Subject: some issues when compiling pkgsrc on old/non-mainstream platform
To: None <tech-pkg@netbsd.org>
From: Georg Schwarz <geos@epost.de>
List: tech-pkg
Date: 01/12/2004 01:51:38
I am currently trying to get the NetBSD pkgsrc collection compile on an
IRIX 5.3 system. As it turns out IRIX 5.3 is really old and seems to
lack many of the features that IRIX 6.5.X must have (judging from the
fact that it is listed as supported for pkgsrc).

Nevertheless my efforts make steady progress (updated details can be
found here: http://geos.maxsyncron.com/netbsd-pkgsrc-on-irix5.3;
feedback would be appreciated), and I have already over 75 packages
installed, being limited mainly by my SGI's speed...

Aside from some issues specific to my situation and OS (e.g.
incompatibility of cc, linker and preprocessor with some code, lack of
c++ compiler) I would like to point out some issues that might be common
for old and non-mainstream platforms, hoping that someone suggests a
solutions to it. Most of these issues with pkgsrc will not surface on
mainstream platforms, so trying to compile it on something really old
seems like a good test of portability to me...

- some packages make certain assumptions about available software that
are not necessarily met. Examples are:

 * security/audit-packages assumes that nroff is present without trying
to install it (or a suitable replacement) if it is not available.
 * archivers/afio needs fnmatch.h (and probably the respective library)
 * many packages (e.g. php) require regex.h (and probably the respective
library)

What do you suggest is the cleanest way to install the necessary code?
Should it be included in pkgsrc To get bootstrap working, I manually
installed a very old GNU regex (0.12) and fetched fnmatch from GNU
inetutils's glob subdirectory. Is there some more elegant way?

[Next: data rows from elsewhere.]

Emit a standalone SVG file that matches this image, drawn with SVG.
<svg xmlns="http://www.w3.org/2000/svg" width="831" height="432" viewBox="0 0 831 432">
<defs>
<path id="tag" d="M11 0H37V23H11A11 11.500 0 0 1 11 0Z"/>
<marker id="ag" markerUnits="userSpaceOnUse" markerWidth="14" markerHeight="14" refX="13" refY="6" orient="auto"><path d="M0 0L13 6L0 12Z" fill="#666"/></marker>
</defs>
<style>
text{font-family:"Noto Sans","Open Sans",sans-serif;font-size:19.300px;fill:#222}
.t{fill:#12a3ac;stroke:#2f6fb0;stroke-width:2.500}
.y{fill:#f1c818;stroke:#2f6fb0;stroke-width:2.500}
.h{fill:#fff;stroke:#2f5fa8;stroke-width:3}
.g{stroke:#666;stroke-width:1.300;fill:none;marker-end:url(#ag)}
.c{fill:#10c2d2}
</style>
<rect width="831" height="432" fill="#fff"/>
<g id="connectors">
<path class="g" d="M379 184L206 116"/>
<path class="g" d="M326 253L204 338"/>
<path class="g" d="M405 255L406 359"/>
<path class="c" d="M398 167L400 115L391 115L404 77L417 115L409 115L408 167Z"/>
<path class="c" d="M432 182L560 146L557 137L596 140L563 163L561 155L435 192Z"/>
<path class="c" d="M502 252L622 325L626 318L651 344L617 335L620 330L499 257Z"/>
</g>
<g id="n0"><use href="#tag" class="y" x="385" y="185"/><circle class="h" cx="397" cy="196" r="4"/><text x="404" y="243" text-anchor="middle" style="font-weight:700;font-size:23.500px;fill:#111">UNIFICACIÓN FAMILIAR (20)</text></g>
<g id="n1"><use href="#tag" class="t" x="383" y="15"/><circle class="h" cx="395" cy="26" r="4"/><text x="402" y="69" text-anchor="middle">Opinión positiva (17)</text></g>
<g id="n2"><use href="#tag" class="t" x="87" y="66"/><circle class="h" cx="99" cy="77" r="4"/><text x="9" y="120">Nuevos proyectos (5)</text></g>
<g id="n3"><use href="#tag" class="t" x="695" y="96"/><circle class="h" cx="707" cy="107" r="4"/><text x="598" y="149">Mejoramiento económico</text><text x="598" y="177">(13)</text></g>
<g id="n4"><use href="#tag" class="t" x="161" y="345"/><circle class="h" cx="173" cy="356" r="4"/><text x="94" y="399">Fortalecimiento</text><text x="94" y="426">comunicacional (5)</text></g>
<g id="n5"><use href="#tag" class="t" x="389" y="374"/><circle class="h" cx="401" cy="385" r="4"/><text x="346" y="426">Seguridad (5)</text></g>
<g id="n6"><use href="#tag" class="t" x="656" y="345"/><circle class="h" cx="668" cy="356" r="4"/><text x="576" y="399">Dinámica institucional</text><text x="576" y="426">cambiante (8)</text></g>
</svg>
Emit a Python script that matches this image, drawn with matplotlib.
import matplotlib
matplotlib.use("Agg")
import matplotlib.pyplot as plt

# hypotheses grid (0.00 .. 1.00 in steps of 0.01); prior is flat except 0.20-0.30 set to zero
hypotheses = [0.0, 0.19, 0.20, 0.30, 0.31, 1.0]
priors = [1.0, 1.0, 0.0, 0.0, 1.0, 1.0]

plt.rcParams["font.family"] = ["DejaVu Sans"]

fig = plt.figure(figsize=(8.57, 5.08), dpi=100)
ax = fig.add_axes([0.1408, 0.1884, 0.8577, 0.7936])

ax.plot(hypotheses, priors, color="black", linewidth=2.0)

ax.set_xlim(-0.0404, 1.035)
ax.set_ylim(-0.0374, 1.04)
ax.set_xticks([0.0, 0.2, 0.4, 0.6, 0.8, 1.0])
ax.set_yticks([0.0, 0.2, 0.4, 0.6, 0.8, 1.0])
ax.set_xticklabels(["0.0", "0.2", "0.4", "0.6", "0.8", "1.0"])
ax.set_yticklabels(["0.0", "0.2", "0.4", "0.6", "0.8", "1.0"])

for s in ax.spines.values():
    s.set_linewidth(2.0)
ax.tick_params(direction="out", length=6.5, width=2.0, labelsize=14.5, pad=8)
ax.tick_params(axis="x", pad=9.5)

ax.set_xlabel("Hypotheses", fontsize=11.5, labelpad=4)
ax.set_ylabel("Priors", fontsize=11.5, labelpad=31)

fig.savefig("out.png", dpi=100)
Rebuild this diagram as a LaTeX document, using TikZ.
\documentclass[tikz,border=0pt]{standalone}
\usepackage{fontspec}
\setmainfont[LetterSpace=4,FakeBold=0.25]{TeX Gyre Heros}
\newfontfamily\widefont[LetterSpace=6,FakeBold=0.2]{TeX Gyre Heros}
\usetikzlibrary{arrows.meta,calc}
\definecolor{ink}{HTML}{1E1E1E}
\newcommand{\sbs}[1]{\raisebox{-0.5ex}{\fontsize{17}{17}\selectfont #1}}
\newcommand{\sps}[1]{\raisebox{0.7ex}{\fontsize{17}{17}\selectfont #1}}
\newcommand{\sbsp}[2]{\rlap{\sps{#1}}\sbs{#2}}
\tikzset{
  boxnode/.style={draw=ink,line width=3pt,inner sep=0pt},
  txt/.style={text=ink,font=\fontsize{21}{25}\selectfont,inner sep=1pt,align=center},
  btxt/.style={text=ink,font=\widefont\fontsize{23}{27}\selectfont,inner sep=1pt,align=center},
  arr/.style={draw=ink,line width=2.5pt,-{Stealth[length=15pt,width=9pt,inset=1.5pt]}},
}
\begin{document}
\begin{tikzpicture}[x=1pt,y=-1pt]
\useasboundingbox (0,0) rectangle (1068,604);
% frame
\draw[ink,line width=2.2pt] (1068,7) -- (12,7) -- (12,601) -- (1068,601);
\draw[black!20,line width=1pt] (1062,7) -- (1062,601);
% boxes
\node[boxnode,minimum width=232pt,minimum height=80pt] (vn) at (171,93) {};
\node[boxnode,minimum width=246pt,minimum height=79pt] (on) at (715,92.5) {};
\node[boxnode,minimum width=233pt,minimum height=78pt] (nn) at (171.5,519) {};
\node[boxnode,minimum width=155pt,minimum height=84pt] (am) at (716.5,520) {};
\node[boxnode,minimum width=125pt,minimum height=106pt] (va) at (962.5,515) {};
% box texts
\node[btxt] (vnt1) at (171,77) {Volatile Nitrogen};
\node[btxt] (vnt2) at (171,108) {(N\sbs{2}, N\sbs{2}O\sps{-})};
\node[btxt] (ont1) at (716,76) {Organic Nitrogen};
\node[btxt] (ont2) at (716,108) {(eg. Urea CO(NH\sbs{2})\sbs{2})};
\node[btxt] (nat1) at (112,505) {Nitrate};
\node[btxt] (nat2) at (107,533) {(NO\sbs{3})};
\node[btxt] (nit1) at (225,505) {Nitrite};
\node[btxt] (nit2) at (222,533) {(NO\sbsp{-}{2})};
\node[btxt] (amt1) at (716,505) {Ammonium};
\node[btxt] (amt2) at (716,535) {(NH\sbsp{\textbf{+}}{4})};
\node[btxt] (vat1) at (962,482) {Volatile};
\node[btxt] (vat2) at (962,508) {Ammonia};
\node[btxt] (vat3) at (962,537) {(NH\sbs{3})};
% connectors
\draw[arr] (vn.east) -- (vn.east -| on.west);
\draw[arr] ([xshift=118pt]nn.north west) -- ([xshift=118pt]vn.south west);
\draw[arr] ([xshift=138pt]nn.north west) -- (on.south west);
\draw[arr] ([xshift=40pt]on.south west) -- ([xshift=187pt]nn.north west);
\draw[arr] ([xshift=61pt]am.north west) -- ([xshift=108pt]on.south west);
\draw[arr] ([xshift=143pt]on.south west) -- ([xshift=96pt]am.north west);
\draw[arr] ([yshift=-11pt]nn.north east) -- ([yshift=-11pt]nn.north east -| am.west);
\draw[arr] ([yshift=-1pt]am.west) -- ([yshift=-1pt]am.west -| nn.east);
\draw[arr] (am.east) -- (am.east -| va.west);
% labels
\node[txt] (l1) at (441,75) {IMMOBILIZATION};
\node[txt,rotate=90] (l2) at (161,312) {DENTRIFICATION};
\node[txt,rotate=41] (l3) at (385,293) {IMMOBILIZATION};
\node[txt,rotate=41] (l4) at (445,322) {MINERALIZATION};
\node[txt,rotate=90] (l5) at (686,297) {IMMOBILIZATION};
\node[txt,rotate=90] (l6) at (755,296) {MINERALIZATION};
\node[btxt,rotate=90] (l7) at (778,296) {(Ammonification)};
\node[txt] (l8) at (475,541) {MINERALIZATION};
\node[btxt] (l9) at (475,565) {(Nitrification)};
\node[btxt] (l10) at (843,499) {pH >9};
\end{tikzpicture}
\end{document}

- databases/db (and maybe others, too) assumes that CHOWN uses a : to
separate group from user name. With IRIX's chown for example, it should
be '.' instead. It would be a good idea not to hard code it into the
scripts but to use a cofigurable variable like CHOWN_SEP_CHAR for it
(which would default to ":").

- many packages such as bftp or arpd, to name two, use -Wall. If a cc
does not support that they fail to compile. Does pkgsrc offer a clean
mechanism to get around this?

- the output of LDD (defaults to ldd) is piped through awk 'NF == 3
{print $3}'. This implies that meaningful lines (i.e. the ones that list
shared libraries) consist of exactly three columns. I've checked this on
a Linux an a FreeBSD installation, and there it is a total of four
columns, so that output should never match.
IRIX 5.3 BTW does not have ldd at all so I had to write a replacement
script.

- libtool for many packages tells me that -ldl did not resolve any
symbols and could be removed. Does pkgsrc happen to provide an easy
mechanism to do so?

- I am using LOCALBASE=/usr/local/pkg, which is non-standard, but should
work nonetheless. Some packages such as archivers/dar will fail to find
zlib.h for configure, even though the zlib-1.1.4nb1 package is installed
and /usr/local/pkg/include/zlib.h exists.
python22 seems to have similar problems.


- it appears that pkgsrc makes some effort to preserve the PATH
environment variable when doing a su. However, it does not do so with
LD_LIBRARY_PATH. If, as with guspatches for example, zip is being called
in the installation process I have to do bmake install
LD_LIBRARY_PATH=$LD_LIBRARY_PATH when issuing that command as non-root
(evocing su being used). This seems to do the trick.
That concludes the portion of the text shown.